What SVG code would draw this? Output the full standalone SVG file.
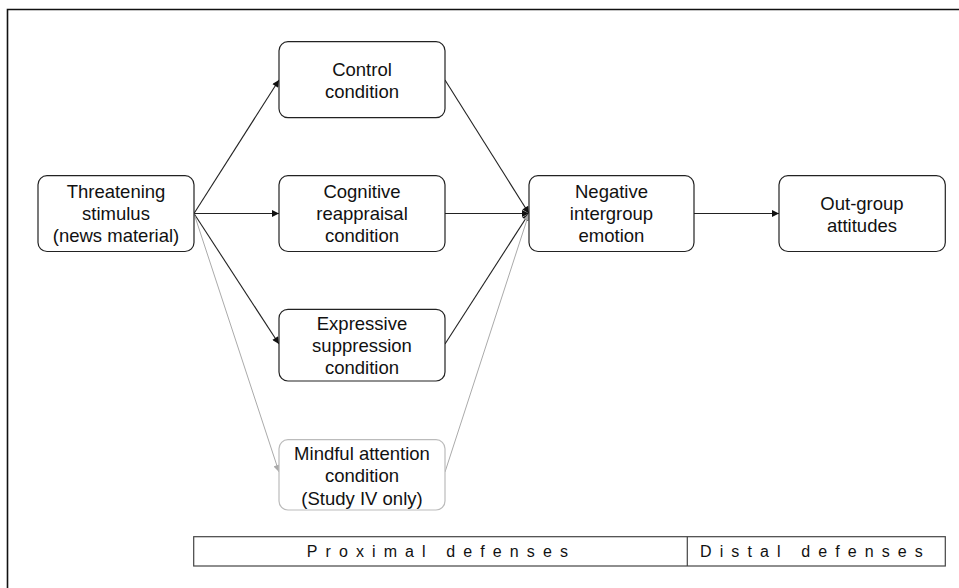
<svg xmlns="http://www.w3.org/2000/svg" width="959" height="588" viewBox="0 0 959 588">
<defs>
<style>
.box{fill:#fff;stroke:#222;stroke-width:1.2}
.gbox{fill:#fff;stroke:#bbb;stroke-width:1.2}
.t{font-family:"Liberation Sans",Arial,sans-serif;font-size:18.5px;fill:#111;text-anchor:middle}
.b{font-family:"Liberation Sans",Arial,sans-serif;font-size:16px;fill:#111;letter-spacing:8.1px}
.c{stroke:#222;stroke-width:1.1;fill:none;marker-end:url(#ah)}
.g{stroke:#aaa;stroke-width:1;fill:none;marker-end:url(#ag)}
</style>
<marker id="ah" viewBox="0 0 10 10" refX="10" refY="5" markerWidth="8" markerHeight="7" markerUnits="userSpaceOnUse" orient="auto"><path d="M0,0 L10,5 L0,10 z" fill="#111"/></marker>
<marker id="ag" viewBox="0 0 10 10" refX="10" refY="5" markerWidth="8" markerHeight="7" markerUnits="userSpaceOnUse" orient="auto"><path d="M0,0 L10,5 L0,10 z" fill="#aaa"/></marker>
</defs>
<rect width="959" height="588" fill="#fff"/>
<path d="M7.5,588 V9.5 H959" fill="none" stroke="#111" stroke-width="1.6"/>

<g id="connectors">
<line class="c" x1="194" y1="213.5" x2="279" y2="80"/>
<line class="c" x1="194" y1="213.5" x2="279" y2="213.5"/>
<line class="c" x1="194" y1="213.5" x2="279" y2="344"/>
<line class="g" x1="194" y1="213.5" x2="279" y2="472"/>
<line class="c" x1="445" y1="80" x2="529" y2="213.5"/>
<line class="c" x1="445" y1="213.5" x2="529" y2="213.5"/>
<line class="c" x1="445" y1="344" x2="529" y2="213.5"/>
<line class="g" x1="445" y1="472" x2="529" y2="213.5"/>
<line class="c" x1="694" y1="213.5" x2="779" y2="213.5"/>
</g>

<g id="threat">
<rect class="box" x="38" y="175.7" width="156" height="75.8" rx="9"/>
<text class="t" x="116" y="198">Threatening</text>
<text class="t" x="116" y="220">stimulus</text>
<text class="t" x="116" y="242">(news material)</text>
</g>
<g id="control">
<rect class="box" x="279" y="41.7" width="166" height="76" rx="9"/>
<text class="t" x="362" y="76">Control</text>
<text class="t" x="362" y="98">condition</text>
</g>
<g id="cognitive">
<rect class="box" x="279" y="175.7" width="166" height="75.8" rx="9"/>
<text class="t" x="362" y="198">Cognitive</text>
<text class="t" x="362" y="220">reappraisal</text>
<text class="t" x="362" y="242">condition</text>
</g>
<g id="expressive">
<rect class="box" x="279" y="309.3" width="166" height="71.7" rx="9"/>
<text class="t" x="362" y="330">Expressive</text>
<text class="t" x="362" y="352">suppression</text>
<text class="t" x="362" y="374">condition</text>
</g>
<g id="mindful">
<rect class="gbox" x="279" y="439.7" width="166" height="70.3" rx="9"/>
<text class="t" x="362" y="460">Mindful attention</text>
<text class="t" x="362" y="482">condition</text>
<text class="t" x="362" y="505">(Study IV only)</text>
</g>
<g id="negative">
<rect class="box" x="529" y="175.7" width="165" height="75.8" rx="9"/>
<text class="t" x="611.5" y="198">Negative</text>
<text class="t" x="611.5" y="220">intergroup</text>
<text class="t" x="611.5" y="242">emotion</text>
</g>
<g id="outgroup">
<rect class="box" x="779" y="175.7" width="166.3" height="75.8" rx="9"/>
<text class="t" x="862" y="210">Out-group</text>
<text class="t" x="862" y="232">attitudes</text>
</g>
<g id="defenses">
<rect x="193.7" y="536.7" width="751.6" height="29.3" fill="#fff" stroke="#444" stroke-width="1.2"/>
<line x1="687.3" y1="536.7" x2="687.3" y2="566" stroke="#444" stroke-width="1.2"/>
<text class="b" x="306.7" y="557">Proximal defenses</text>
<text class="b" x="700" y="557">Distal defenses</text>
</g>
</svg>
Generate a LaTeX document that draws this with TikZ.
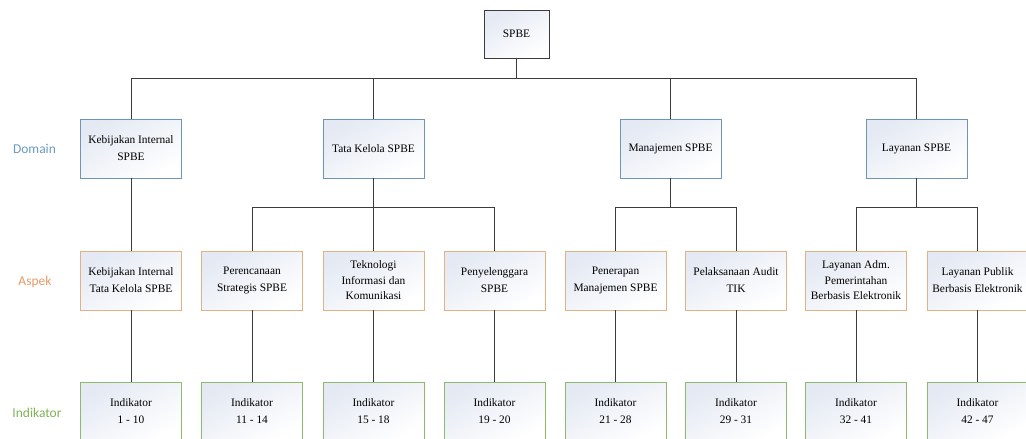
\documentclass[tikz,border=0pt]{standalone}
\usepackage{fontspec}
\setmainfont{Liberation Serif}
\newfontfamily\lblfont{Carlito}
\usepackage{tikz}
\usepackage{xcolor}
\definecolor{domaincol}{HTML}{6A9BC3}
\definecolor{aspekcol}{HTML}{E59A66}
\definecolor{indikcol}{HTML}{7FB158}
\definecolor{domainline}{HTML}{6C96B4}
\definecolor{aspekline}{HTML}{E2B283}
\definecolor{indikline}{HTML}{8DBB6E}
\definecolor{boxtint}{HTML}{E4E9F3}
\definecolor{linkcol}{HTML}{3C3C3C}
\tikzset{
    plain-box/.style = {rectangle, thin, top color=boxtint, bottom color=white, shading angle=30,
        minimum width=101pt, minimum height=59pt, inner sep=2pt, align=center,
        font=\fontsize{11.4}{17}\selectfont},
    domain-box/.style = {plain-box, draw=domainline},
    aspek-box/.style = {plain-box, draw=aspekline},
    indik-box/.style = {plain-box, draw=indikline},
    level-label/.style = {font=\lblfont\fontsize{13.5}{16}\selectfont},
    link/.style = {draw=linkcol, line width=0.9pt},
}

\begin{document}
\begin{tikzpicture}[x=1pt, y=-1pt]
\useasboundingbox (0,0) rectangle (1026,439);
% root
\node [plain-box, draw=linkcol, minimum width=65pt, minimum height=48pt] (spbe) at (516.5,34) {SPBE};

% domain
\node [domain-box] (dkip) at (131,148.5) {Kebijakan Internal\\SPBE};
\node [domain-box] (dtk) at (373.5,148.5) {Tata Kelola SPBE};
\node [domain-box] (dman) at (670.5,148.5) {Manajemen SPBE};
\node [domain-box] (dlay) at (916.5,148.5) {Layanan SPBE};

% aspek
\node [aspek-box] (akip) at (131,280.5) {Kebijakan Internal\\Tata Kelola SPBE};
\node [aspek-box] (astr) at (252,280.5) {Perencanaan\\Strategis SPBE};
\node [aspek-box, font=\fontsize{11.4}{15.5}\selectfont] (atik) at (373.5,280.5) {Teknologi\\Informasi dan\\Komunikasi};
\node [aspek-box] (apen) at (494.5,280.5) {Penyelenggara\\SPBE};
\node [aspek-box] (aman) at (615.5,280.5) {Penerapan\\Manajemen SPBE};
\node [aspek-box] (aaud) at (736,280.5) {Pelaksanaan Audit\\TIK};
\node [aspek-box, font=\fontsize{11.4}{15.5}\selectfont] (aadm) at (856,280.5) {Layanan Adm.\\Pemerintahan\\Berbasis Elektronik};
\node [aspek-box] (apub) at (977.5,280.5) {Layanan Publik\\Berbasis Elektronik};

% indikator
\node [indik-box] (ikip) at (131,411.5) {Indikator\\1 - 10};
\node [indik-box] (istr) at (252,411.5) {Indikator\\11 - 14};
\node [indik-box] (itik) at (373.5,411.5) {Indikator\\15 - 18};
\node [indik-box] (ipen) at (494.5,411.5) {Indikator\\19 - 20};
\node [indik-box] (iman) at (615.5,411.5) {Indikator\\21 - 28};
\node [indik-box] (iaud) at (736,411.5) {Indikator\\29 - 31};
\node [indik-box] (iadm) at (856,411.5) {Indikator\\32 - 41};
\node [indik-box] (ipub) at (977.5,411.5) {Indikator\\42 - 47};

% level labels
\node [level-label, text=domaincol] (ldom) at (34.5,149) {Domain};
\node [level-label, text=aspekcol] (lasp) at (35,282) {Aspek};
\node [level-label, text=indikcol] (lind) at (37,413) {Indikator};

% links
\foreach \d in {dkip,dtk,dman,dlay}
    \draw [link] (spbe.south) -- ++(0,20) -| (\d.north);
\draw [link] (dkip) -- (akip);
\foreach \a in {astr,atik,apen}
    \draw [link] (dtk.south) -- ++(0,29) -| (\a.north);
\foreach \a in {aman,aaud}
    \draw [link] (dman.south) -- ++(0,29) -| (\a.north);
\foreach \a in {aadm,apub}
    \draw [link] (dlay.south) -- ++(0,29) -| (\a.north);
\foreach \a/\i in {akip/ikip,astr/istr,atik/itik,apen/ipen,aman/iman,aaud/iaud,aadm/iadm,apub/ipub}
    \draw [link] (\a) -- (\i);
\end{tikzpicture}
\end{document}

___

▸ **PROMPT**
Working from the entries above, reproduce exactly and only the lines beginning with the line that has "Generate a LaTeX" and ending with the line that has "[domain-box] (dlay) at"; omit all pictures.

▸ **EXERCISE RESPONSE**
Generate a LaTeX document that draws this with TikZ.
\documentclass[tikz,border=0pt]{standalone}
\usepackage{fontspec}
\setmainfont{Liberation Serif}
\newfontfamily\lblfont{Carlito}
\usepackage{tikz}
\usepackage{xcolor}
\definecolor{domaincol}{HTML}{6A9BC3}
\definecolor{aspekcol}{HTML}{E59A66}
\definecolor{indikcol}{HTML}{7FB158}
\definecolor{domainline}{HTML}{6C96B4}
\definecolor{aspekline}{HTML}{E2B283}
\definecolor{indikline}{HTML}{8DBB6E}
\definecolor{boxtint}{HTML}{E4E9F3}
\definecolor{linkcol}{HTML}{3C3C3C}
\tikzset{
    plain-box/.style = {rectangle, thin, top color=boxtint, bottom color=white, shading angle=30,
        minimum width=101pt, minimum height=59pt, inner sep=2pt, align=center,
        font=\fontsize{11.4}{17}\selectfont},
    domain-box/.style = {plain-box, draw=domainline},
    aspek-box/.style = {plain-box, draw=aspekline},
    indik-box/.style = {plain-box, draw=indikline},
    level-label/.style = {font=\lblfont\fontsize{13.5}{16}\selectfont},
    link/.style = {draw=linkcol, line width=0.9pt},
}

\begin{document}
\begin{tikzpicture}[x=1pt, y=-1pt]
\useasboundingbox (0,0) rectangle (1026,439);
% root
\node [plain-box, draw=linkcol, minimum width=65pt, minimum height=48pt] (spbe) at (516.5,34) {SPBE};

% domain
\node [domain-box] (dkip) at (131,148.5) {Kebijakan Internal\\SPBE};
\node [domain-box] (dtk) at (373.5,148.5) {Tata Kelola SPBE};
\node [domain-box] (dman) at (670.5,148.5) {Manajemen SPBE};
\node [domain-box] (dlay) at (916.5,148.5) {Layanan SPBE};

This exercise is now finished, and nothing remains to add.